Die Wurfprämie

Bis in die 60er Jahre bekam man Kinder und brachte sie irgendwie durch. Dann kam die Pille und Kinderkriegen geriet ein wenig aus der Mode. Auf das bequeme Argument der 70er und 80er Jahre, wie man es denn noch verantworten könne, Kinder in diese verdorbene Welt zu setzen, folgte in den 90ern die demographische Debatte darüber, dass wir zu wenig Kinder kriegen. Das ganze zog sich weit in die Nullerjahre und ging einher mit der Debatte um Einwanderung und Parallelgesellschaften und kurz darauf wurde das Wort „Unterschicht“ salonfähig. Schnell verschob sich die Diskussion in der „Zeit“ und beim „Spiegel“ in die Richtung, dass vor allem gebildete Menschen zu wenig Kinder bekämen. Der ewig saufend und rauchend vor dem TV sitzenden Unterschichtler, so der Zeitgeist, kümmere sich eh nicht ordentlich um seinen Nachwuchs und solle am besten nur Gutscheine erhalten. Gleichzeitig wurde beklagt, dass speziell Karrierefrauen und Akademikerinnen einen Karriereknick und Einkommenseinbußen hinnehmen müssen, sobald sie Kinder bekommen.

Um die Lasten der ersten Wochen und Monate abzumildern, wurde bis 2005 als sozialpolitisches Instrument das Erziehungsgeld gezahlt. Eltern bekamen 24 Monate lang bis zu 300 Euro und unter Umständen nach 6 Monaten weniger, wenn sie gut verdienten. Dieses Erziehungsgeld wurde abgeschafft und durch das Elterngeld ersetzt. Für Geringverdiener und Alleinerziehende bedeutete das Elterngeld bereits 2006 eine eine Einbuße von bis zu 50%, wurden doch die genannten 300 Euro nur noch für 12-14 Monate gezahlt.

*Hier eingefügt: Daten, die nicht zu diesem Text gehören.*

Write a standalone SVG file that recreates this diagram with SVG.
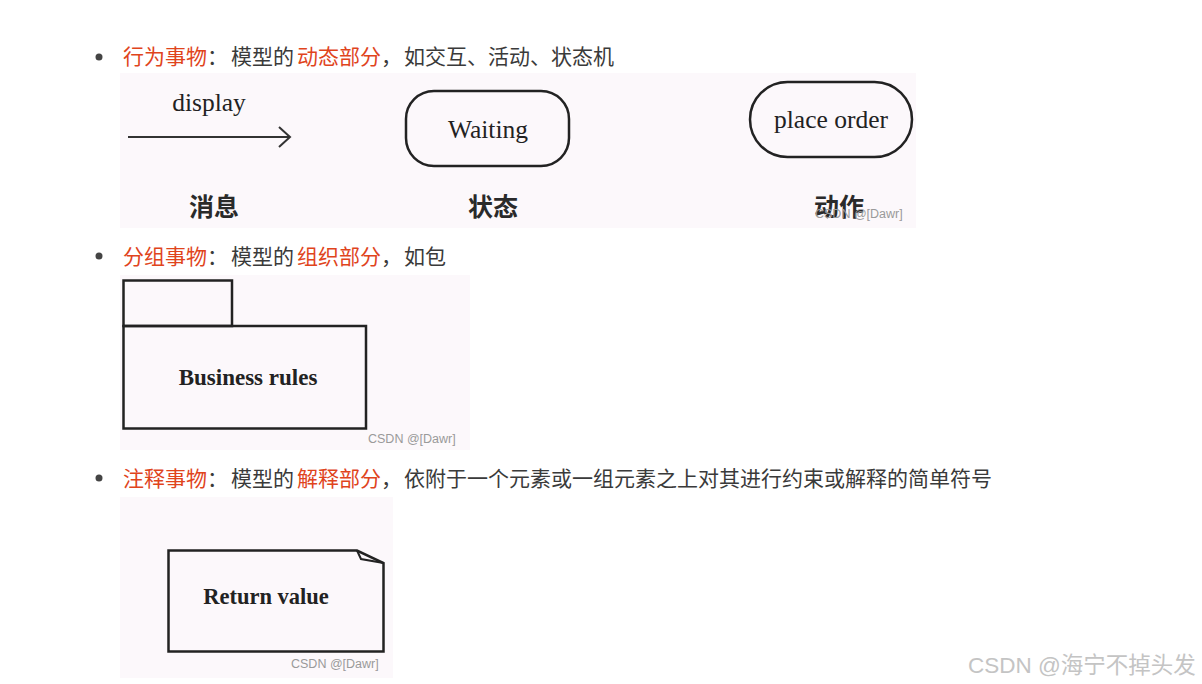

Gleichzeitig subventioniert das Elterngeld Besserverdienende, die mindestens 300 Euro erhalten, aber bis zur Grenze von 1800 Euro 67% des letzten Nettogehaltes. Das Elterngeld war von Anfang an nicht dafür gedacht, soziale Not zu lindern, sondern Familien, die im Berufsleben stehen, zum Kinderkriegen zu animieren. Das Elterngeld war nie etwas anderes als eine eine Subvention, eine klassistische Wurfprämie für Mittel- und Oberschicht. Wenn das Elterngeld die Elternschaft Berufstätiger fördern soll, bedeuten im Umkehrschluss die Abschaffung des Erziehungsgeldes und die aktuellen Kürzungen beim Elterngeld bei Hartv IV und Minijobbern auch, dass Elternschaft bei sozial benachteiligten Menschen politisch nicht erwünscht ist.

Leider hatte das Elterngeld bisher keinerlei Auswirkung auf die Geburtenrate – egal was Ursula von der Leyen sich so hinbiegt. Schlimmer noch: Man kam mit der Zeit auf den Trichter, dass Akademikerinnen sehr wohl auch Kinder bekommen – nur später. Bevölkerungspolitisch war das Elterngeld ein Schuss in den Ofen. Sozialpolitisch war es eine Umverteilung von unten nach oben. An der Situation vieler berufstätiger Frauen, nach der Babypause ihre Karriere nicht fortsetzen zu können und/oder keine vernünftigen Teilzeitstellen trotz ihrer Qualifikation angeboten zu bekommen, hat es ebenfalls nichts geändert, während die Kommunen bis heute nicht wissen, wie sie all die Krippenplätze bezahlen sollen, die ihnen vom Bund verordnet wurden. Die einzig positive Wirkung des Elterngeldes war es, dass es jetzt (auch in Unternehmen) weitgehend sozial akzeptiert ist, wenn Väter 2 Monate für ihre Kinder pausieren.

All diejenigen, die sich jetzt die Augen reiben, weil es nun Minijobbern und Hartz-IV-Empfängern gestrichen werden soll (dazu zählen übrigens auch alle Menschen, die von ihrem niedrigen Gehalt nicht leben können) hätten schon 2006 das Elterngeld gar nicht erst verfechten dürfen. Vor allem ist das Elterngeld für die Eltern gedacht und nicht für Kinder. Es ging niemals darum, Kinder zu fördern oder gar Kinderarmut zu mildern. Ebenso wenig ging es darum, Elternschaft allgemein zu fördern, sondern nur besserverdienende Elternschaft. Das Verdienst Kristina Schröders besteht vor allem darin, das ehrlich und unumwunden zuzugeben – und damit auch wie unchristlich, asozial und von Standesdünkel durchdrungen die Politik der CDU ist. Elterngeld für Arme – das ist in ihren Augen eben nicht gerecht gegenüber denen, die Geld verdienen.